El incidente Carmen Mola me ha hecho recordar una anécdota de hace un par de lustros que ya conté en alguna red social: Cuando mi hijo Víctor tenía diez años yo publiqué mi primer libro. Adrián, que sólo tenía cinco, se dedicó a pintarrajear los cuadritos de la hermosa portada en cuanto abrí solemnemente la caja que mi editor me envió a casa. Como le eché la bronca y se lo quité de las manos, ya no manifestó mayor interés por mi poesía (y así hasta ahora). Pero Víctor sí mostró interés. Enseguida preguntó si nos haríamos ricos. Tuve que decirle la dolorosa verdad. Que nadie se hacía rico escribiendo poesía, que casi nadie compraba un libro de poesía, que –como mucho– a veces te darían las gracias si se lo regalabas. Él se quedó un rato pensando y me dijo: «Pues no sé por qué no escribes algo que le guste a mucha gente aunque no te guste a ti». Le dije que era muy importante para mí escribir lo que quisiera, que me daría vergüenza hacer otra cosa. «Pues te pones otro nombre y escribes con esa otra personalidad de lo que quiere la gente». «¿Y qué quiere la gente?», le pregunté, ya un poco intrigada. Me miró como quien gasta mucha paciencia con los tontos y me contestó con un rápido y ágil desdén: «Pues qué va a ser: tetas, amores y disgustos».

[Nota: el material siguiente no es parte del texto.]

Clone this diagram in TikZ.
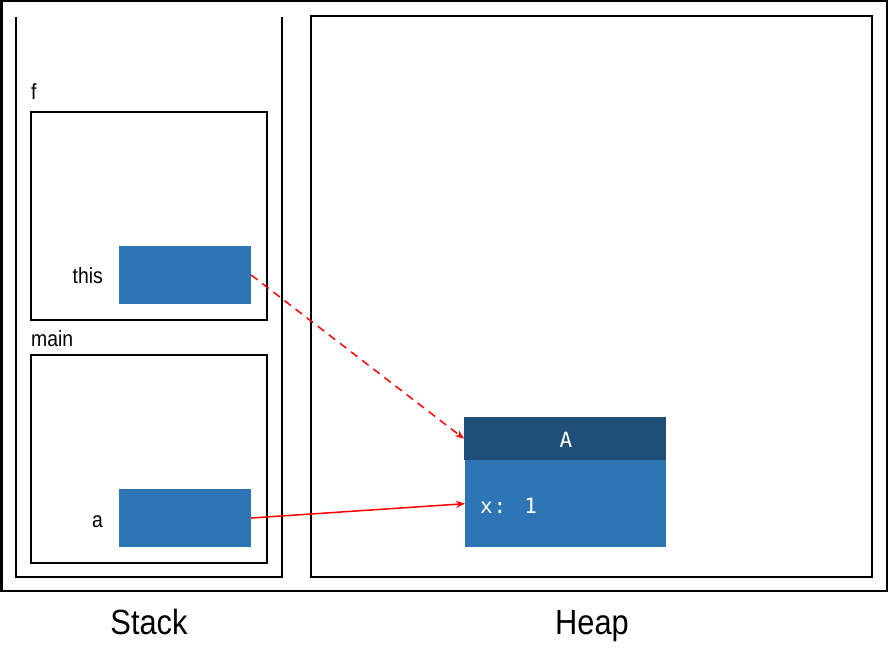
\documentclass[tikz,border=0pt]{standalone}
\usepackage{fontspec}
\setmainfont{Liberation Sans}
\newfontfamily\narrowsans[FakeStretch=0.88]{Liberation Sans}
\newfontfamily\monofont[LetterSpace=4]{DejaVu Sans Mono}
\usetikzlibrary{arrows.meta}
\definecolor{objblue}{HTML}{2E75B6}
\definecolor{hdrblue}{HTML}{1F4E79}
\definecolor{arrred}{HTML}{FF0000}
\tikzset{
  frame/.style={draw=black, line width=2pt},
  slot/.style={fill=objblue, draw=none, inner sep=0pt},
  lbl/.style={inner sep=0pt, font=\narrowsans\fontsize{22}{24}\selectfont},
  big/.style={inner sep=0pt, font=\narrowsans\fontsize{35}{40}\selectfont},
  mono/.style={text=white, inner sep=0pt, font=\monofont\fontsize{21}{24}\selectfont},
  ref/.style={draw=arrred, line width=1.5pt, -{Stealth[length=9pt,width=7pt]}},
}
\begin{document}
\begin{tikzpicture}[x=1pt,y=-1pt]
\useasboundingbox (0,0) rectangle (888,668);
% outer frame
\draw[line width=2.5pt] (1.25,1.25) rectangle (886.75,591);
% stack container (open top)
\draw[frame] (16,17) -- (16,577) -- (282,577) -- (282,17);
% heap
\draw[frame] (311,16) rectangle (872,577);
% frames
\node[lbl, anchor=base west] (flbl) at (31,100) {f};
\draw[frame] (31,112) rectangle (267,320);
\node[slot, minimum width=132pt, minimum height=58pt] (thisbox) at (185,275) {};
\node[lbl, anchor=east] (thislbl) at (103,276) {this};
\node[lbl, anchor=base west] (mainlbl) at (31,346) {main};
\draw[frame] (31,355) rectangle (267,563);
\node[slot, minimum width=132pt, minimum height=58pt] (abox) at (185,518) {};
\node[lbl, anchor=base east] (albl) at (103,527) {a};
% object A
\node[fill=hdrblue, inner sep=0pt, minimum width=202pt, minimum height=43pt, anchor=north west] (hdr) at (464,417) {};
\node[mono] (hdrtxt) at (566,440) {A};
\node[fill=objblue, inner sep=0pt, minimum width=201pt, minimum height=87pt, anchor=north west] (body) at (465,460) {};
\node[mono, anchor=base west] (xtxt) at (480,513) {x: 1};
% references
\draw[ref, dash pattern=on 8pt off 6pt] (thisbox.east) -- (hdr.west);
\draw[ref] (abox.east) -- (body.west);
% captions
\node[big, anchor=base] (stacklbl) at (149,634) {Stack};
\node[big, anchor=base] (heaplbl) at (592,634) {Heap};
\end{tikzpicture}
\end{document}
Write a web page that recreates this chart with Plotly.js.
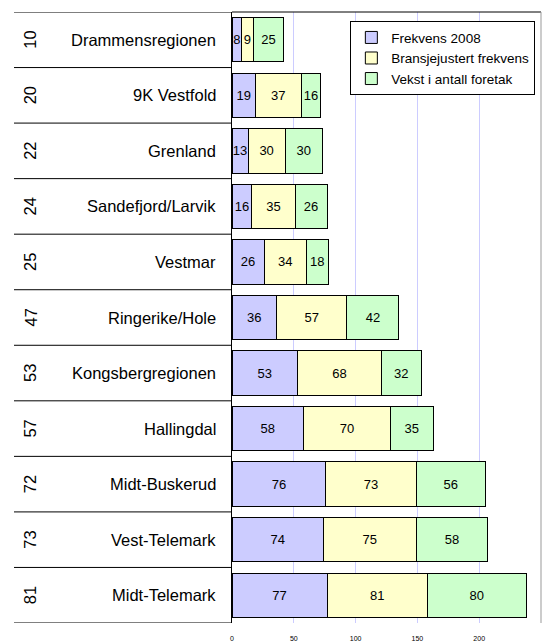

Si mi hijo, con diez años, ya tenía su opinión sobre qué quiere la gente, no sé por qué nos extrañamos tanto de que la tengan tres guionistas que saben muy bien de qué va el mundo. Han jugado sus cartas. Han puesto en evidencia cosas que ya eran muy evidentes: que un premio literario (no financiado con dinero público, además) quiere vender, y que para ello se elige lo adecuado en todos los aspectos. Que quien la recomendaba siendo mujer y ahora los defenestra por ser hombres tampoco está hablando de literatura, ni antes ni ahora. Han ganado. Enhorabuena.